Longform

Through a Glass, Darkly

Page 2 of 12

At Soapy's, Noel and Dorsett discussed the historic immigrant saloon and how it served as the center of the community for groups -- the Irish, the Italians, the Germans -- often snubbed elsewhere. Immigrants would get their mail there, find jobs there, find spouses there. "The whole family would go to the immigrant bar," Noel says. "I was looking for a Ph.D. topic, and I said, 'What about the saloons of Denver?' We had a drink and we thought about it, we had another drink and we thought about it, and it kept growing. I became more and more enamored of the idea."
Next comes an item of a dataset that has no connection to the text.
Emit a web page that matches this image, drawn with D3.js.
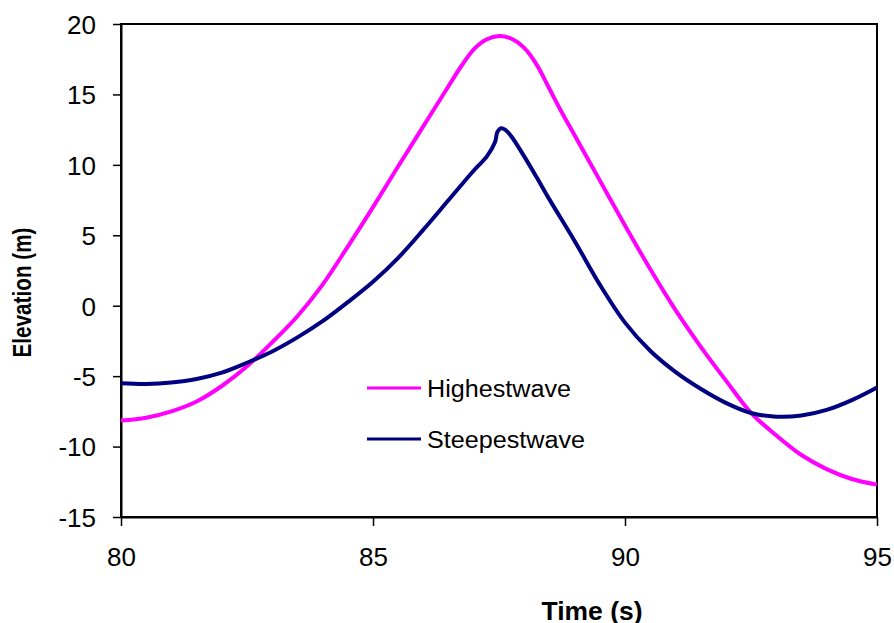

That idea kept him busy not only for the five years it took Noel to write his thesis -- and visit every licensed and unlicensed liquor establishment in Denver at the time, 600 of them ranging from then-secret gay bars to the first fern bars to Mexican bars to after-hours clubs -- but up to the present day. "You'll never get a job," predicted one of Noel's professors. He did, though: at UCD, his alma mater. And while Noel also pursues drier historic subjects, he continues to study this state's saloons; although he's written many more, his first book, The City and the Saloon: Denver, 1858-1916, has never gone out of print.

So why is Denver such a great drinking town? "I have given this matter considerable thought," Noel says. "I think it has to do with climate: You're always a little too cool or a little too hot. It's altitude/attitude adjustment."

Noel's roster of favorite bars is long but becoming shorter by the day, since his major requirement is that "they be in historic buildings, and those are an endangered species." That list stretches from the Peck House in Empire, which opened in 1862; to the Buckhorn Exchange, which got liquor license #1 after Prohibition ended; to the Church, a relative newcomer to the liquor business, but where very early on Sundays "you actually see kids lined up to get into church," says Noel.

"It's important to keep constantly researching," he notes. Dryly.

Tom Noel and Frank Rich have never met. But they will. It's inevitable that some night, in some bar in this great drinking town, these two devoted scholars will find themselves side by side on bar stools.

For now, though, Rich has to get back to work, to finish that book that was due yesterday, to prepare the next issue of Modern Drunkard, to get ready for 2005's convention, set for next May. In Denver, the Drunkest Big City in America.

You've been warned.

Moby Drunk
A story of ale, and a whale of a project.
By David Holthouse

It's Sunday night, which means Lee Sanders is drunk and reading Moby-Dick. He is reading aloud and with gusto, if not perfect enunciation. "Therefore, I am all anxiety to convince ye, ye landsmen, of the injustice done to us hunters of whales!"

Sanders looks up from the huge tome open before him to stare flinty-eyed into the lens of a video camera. Then he takes a gargantuan slug of tequila from a tin cup, lights a cigarette, shudders through a coughing fit, wipes his mouth with the sleeve of a ratty brown blazer and reads on.

"For what are the comprehensible terrors of man compared with the interlinked terrors and wonders of God!"

The 24-year-old Sanders has been going at it for three hours. He's downed a half-rack of Pabst Blue Ribbon and a pint of Jose Cuervo, and he's about ready to crack the seal on a bottle of Black Velvet. He is drinking and reading like a man possessed -- and indeed, he and a group of friends have undertaken a quest that rivals Ahab's unrelenting hunt for the great white whale in sheer dementia. They are determined -- no, by God, they are duty-bound -- to produce and market the first-ever unabridged audio book of Herman Melville's Moby-Dick; or, The Whale, first published in 1851.

Herculean drinking aside, this is no small feat. Every January in New Bedford, Massachusetts, Melville fans perform the "Moby-Dick Marathon," in which about 150 readers speed-read the novel, which is full of polysyllabic, arcane words, in rotating shifts. It takes them almost thirty hours, and they're sober. Sanders is the sole reader in "The Moby-Dick Sessions." He reads every Sunday night for four or five hours, and he drinks heavily throughout.